The reverse triple constraint of projects in trouble

Assuming you suspect or know that one of your projects is in trouble the first step is always an extensive project review. After such a review you hopefully have the necessary information for decision-making as well as the team’s support for the recovery of the project. It may be highly unlikely that the original requirements can still be met without some serious tradeoffs. You must now work with the team and determine the tradeoff options that you will present to the stakeholders. When the project first began, the triple constraints most likely looked like what you see in the figure below.

Time, cost and scope were the primary constraints and tradeoffs would have been made on the secondary constraints of quality, risk, value and image/reputation. When a project becomes distressed, stakeholders know that the original budget and schedule may no longer be valid. The project may take longer and may cost significantly more money than originally thought. As such, the primary concerns for the stakeholders as to whether or not to support the project further may change to value, quality and image/reputation as shown in the figure below.

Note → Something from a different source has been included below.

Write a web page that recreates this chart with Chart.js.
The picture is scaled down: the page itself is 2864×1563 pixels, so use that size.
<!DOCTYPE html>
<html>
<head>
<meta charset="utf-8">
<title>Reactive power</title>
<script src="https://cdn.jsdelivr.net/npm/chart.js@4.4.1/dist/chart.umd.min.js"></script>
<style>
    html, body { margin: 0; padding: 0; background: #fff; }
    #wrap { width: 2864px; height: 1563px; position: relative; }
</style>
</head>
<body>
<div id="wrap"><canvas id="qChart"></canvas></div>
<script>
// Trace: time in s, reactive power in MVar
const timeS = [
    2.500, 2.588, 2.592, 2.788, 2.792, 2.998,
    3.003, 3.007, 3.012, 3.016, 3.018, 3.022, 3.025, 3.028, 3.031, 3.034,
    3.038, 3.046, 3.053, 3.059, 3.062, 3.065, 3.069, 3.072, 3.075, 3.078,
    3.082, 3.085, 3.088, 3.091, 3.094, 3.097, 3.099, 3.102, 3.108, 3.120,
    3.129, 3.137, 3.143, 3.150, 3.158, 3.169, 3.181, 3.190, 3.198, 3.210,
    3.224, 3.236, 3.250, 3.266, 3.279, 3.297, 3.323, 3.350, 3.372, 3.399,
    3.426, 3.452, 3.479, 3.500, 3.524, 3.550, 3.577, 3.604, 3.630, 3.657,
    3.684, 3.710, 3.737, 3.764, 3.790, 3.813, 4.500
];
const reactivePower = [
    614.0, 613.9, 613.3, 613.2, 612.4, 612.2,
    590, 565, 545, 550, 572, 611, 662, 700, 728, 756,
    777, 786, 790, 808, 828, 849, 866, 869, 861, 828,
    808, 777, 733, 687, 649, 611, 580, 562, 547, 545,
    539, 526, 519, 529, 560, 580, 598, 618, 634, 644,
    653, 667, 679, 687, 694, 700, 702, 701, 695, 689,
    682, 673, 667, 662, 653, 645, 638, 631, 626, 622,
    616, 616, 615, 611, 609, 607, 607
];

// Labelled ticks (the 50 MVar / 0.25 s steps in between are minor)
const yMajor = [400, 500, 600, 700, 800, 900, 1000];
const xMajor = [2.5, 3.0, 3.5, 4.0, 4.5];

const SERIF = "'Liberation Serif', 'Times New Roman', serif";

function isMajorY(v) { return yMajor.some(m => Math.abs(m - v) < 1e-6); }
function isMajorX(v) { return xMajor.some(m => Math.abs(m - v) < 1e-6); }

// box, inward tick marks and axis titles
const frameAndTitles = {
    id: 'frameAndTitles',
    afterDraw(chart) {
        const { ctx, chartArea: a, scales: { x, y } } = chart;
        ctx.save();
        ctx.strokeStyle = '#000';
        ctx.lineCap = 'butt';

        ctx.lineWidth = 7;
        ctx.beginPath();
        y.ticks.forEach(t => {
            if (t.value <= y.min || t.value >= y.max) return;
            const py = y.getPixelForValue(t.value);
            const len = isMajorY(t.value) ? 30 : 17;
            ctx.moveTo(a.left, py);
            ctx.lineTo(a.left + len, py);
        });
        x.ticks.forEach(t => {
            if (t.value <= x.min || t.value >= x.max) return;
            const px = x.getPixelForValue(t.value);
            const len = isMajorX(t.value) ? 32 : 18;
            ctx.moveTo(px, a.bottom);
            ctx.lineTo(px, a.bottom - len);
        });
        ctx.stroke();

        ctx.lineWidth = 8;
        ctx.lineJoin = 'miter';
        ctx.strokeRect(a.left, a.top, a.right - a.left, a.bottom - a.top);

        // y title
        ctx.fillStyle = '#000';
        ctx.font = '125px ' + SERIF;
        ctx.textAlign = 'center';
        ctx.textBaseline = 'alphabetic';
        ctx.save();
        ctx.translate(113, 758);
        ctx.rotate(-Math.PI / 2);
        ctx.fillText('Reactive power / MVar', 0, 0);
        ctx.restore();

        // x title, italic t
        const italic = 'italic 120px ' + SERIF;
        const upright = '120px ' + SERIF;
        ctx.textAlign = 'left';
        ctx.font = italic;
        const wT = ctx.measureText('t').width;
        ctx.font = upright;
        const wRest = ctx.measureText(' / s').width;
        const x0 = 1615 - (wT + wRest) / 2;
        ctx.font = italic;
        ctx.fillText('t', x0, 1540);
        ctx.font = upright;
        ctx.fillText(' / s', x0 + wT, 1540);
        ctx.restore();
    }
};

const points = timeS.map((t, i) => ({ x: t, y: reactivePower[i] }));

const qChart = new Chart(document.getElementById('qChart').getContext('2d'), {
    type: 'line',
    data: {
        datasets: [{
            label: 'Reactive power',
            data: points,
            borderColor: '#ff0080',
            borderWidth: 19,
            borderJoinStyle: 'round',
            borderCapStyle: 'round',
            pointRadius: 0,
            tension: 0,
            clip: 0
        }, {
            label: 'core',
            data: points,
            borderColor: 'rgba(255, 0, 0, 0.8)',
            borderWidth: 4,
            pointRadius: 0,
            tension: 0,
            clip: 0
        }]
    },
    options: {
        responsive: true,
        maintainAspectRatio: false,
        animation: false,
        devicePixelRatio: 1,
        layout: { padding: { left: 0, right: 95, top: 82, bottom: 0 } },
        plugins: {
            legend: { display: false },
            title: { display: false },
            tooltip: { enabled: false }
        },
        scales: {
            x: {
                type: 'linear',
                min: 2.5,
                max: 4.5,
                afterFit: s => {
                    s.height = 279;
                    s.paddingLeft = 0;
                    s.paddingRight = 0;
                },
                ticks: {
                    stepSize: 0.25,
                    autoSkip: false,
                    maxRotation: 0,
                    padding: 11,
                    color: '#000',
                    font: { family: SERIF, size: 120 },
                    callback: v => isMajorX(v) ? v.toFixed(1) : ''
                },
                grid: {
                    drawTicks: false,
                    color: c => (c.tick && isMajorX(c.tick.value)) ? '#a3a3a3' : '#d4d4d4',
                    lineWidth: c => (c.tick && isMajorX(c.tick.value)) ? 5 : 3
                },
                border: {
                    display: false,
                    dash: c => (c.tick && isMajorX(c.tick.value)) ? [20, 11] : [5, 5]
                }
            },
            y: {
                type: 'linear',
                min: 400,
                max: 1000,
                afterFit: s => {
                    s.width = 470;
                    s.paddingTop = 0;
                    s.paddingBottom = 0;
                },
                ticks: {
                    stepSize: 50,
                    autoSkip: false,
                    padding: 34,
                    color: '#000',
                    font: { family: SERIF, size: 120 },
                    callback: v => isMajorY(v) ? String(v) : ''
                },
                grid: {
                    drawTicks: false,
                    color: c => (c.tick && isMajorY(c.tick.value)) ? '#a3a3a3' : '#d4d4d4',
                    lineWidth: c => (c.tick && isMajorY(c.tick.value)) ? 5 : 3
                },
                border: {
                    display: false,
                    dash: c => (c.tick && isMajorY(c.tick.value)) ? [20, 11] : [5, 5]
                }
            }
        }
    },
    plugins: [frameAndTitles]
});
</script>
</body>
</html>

This happens almost every time I join a troubled project. After focussing on these the project actually runs a lot smoother and high-value outcomes are prioritized and supported. So the big question is why don't we start projects with the reversed constraint triangle? Why put our image and reputation on the line by letting it come that far? Why work on things that obviously do not have such a high value because when it comes hard on hard they are not needed? Why make the quality first a priority when we already feel the pain of bad quality?

The funny thing is that agile methods like Scrum try to do exactly this. Focus on value and quality. This automatically helps your image/reputation. When the time in a Scrum project is fixed this automatically means that cost is fixed as well, but your scope is flexible. In other words, only the most valuable things are done in a good quality. When the scope is fixed, your time and costs are flexible. Still, the team will start working on the most valuable things first and you can stop the project at any time, and have valuable results. No high-risk big bangs, valuable results are delivered every sprint.

The reason I say that agile methods try to do this, and not actually do this, is because they are hindered in most organizations. The acceptance and adoption of new ways of decision making, budgeting and planning for projects lay way behind of the acceptance and adoption of using agile delivery methods in projects. And those projects are suffering because of it.

When projects suffer long enough they get into trouble, and oops, suddenly doing it differently (read better) is possible...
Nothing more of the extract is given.